We have one cat who goes outdoors (or uses the bathtub if desperate), one tray in The sitting room and one in the sunroom. The washing pile is halfway between the two; I could put another tray there but then where would the washing go? Part of the problem with the washing is that I think it already smells of urine quite often. I'm not sure what the attraction is to the bubble tube, but reasonably certain the electrics didn't like it. The play tent was clearly just evil and needed to be destroyed anyway. And the cushions? Well they were probably past their best. The beanbag was annoying; really not possible to wash those polystyrene beans. Behind the dryer is impossible to get to. And the hot water pipes in Mog's room are very annoying. Electricity cables are the worst though - for some reason these are really attractive and most of them have had a dose at some point.

Part of the problem is I think cleanliness; if Gotcha has used the tray then she will generally go just beside it or into Mog's room. She doesn't wee in my room, LF's or the kitchen. She's soaked the front door so often the frame is swelling up and I can barely close it! And she's absolutely desperate to be allowed outside. So our next step I think is to sort out our catflap - I want to fit the flap before they start using the cathole - and hopefully she'll decide weeing on the tulips is even more fun than weeing on the washing. Preferably before we have a crawling toddler placed...

Re: the fostering; if they won't have you, have you considered looking into mentoring at all? I know I value your insight when I'm struggling with the girls and I'm sure others would too - plus there are a lot of children with disabilities in various forms of care who would really appreciate being able to meet and talk to an adult who isn't just there to care for them. I know when I worked in a boarding school, the children never ever met disabled adults.

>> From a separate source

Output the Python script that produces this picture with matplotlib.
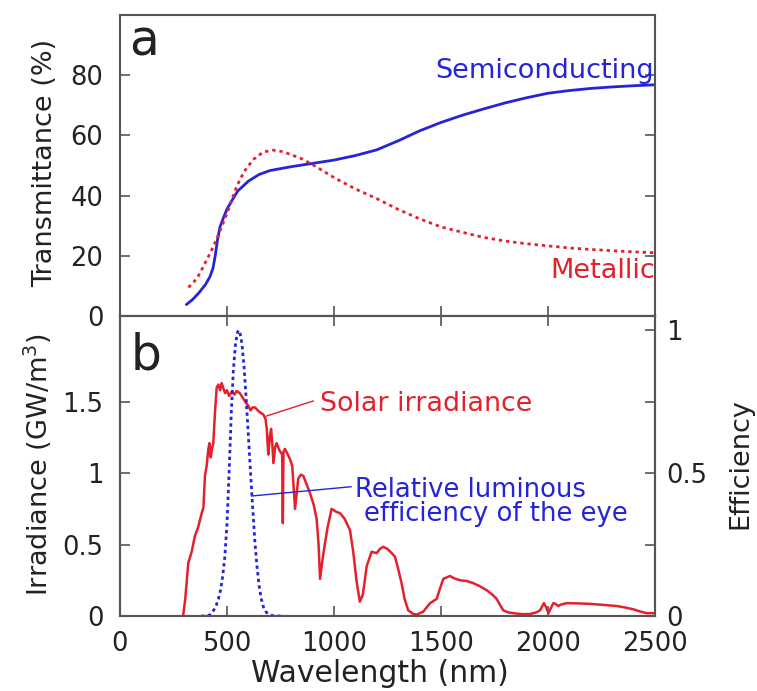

The school staff were all able-bodied, and as pupils turned 19 they left school and were never seen again. And "work experience" consisted of nice trips to see fire engines or farms; fun, but again reinforcing the idea that all adults are not disabled. Hardly surprising a lot of the children believed their disabilities would just disappear on that magical birthday.

Thanks for the cat advice anyway - much appreciated. It is especially frustrating since all three cats happily share one tray at the cattery with no problems!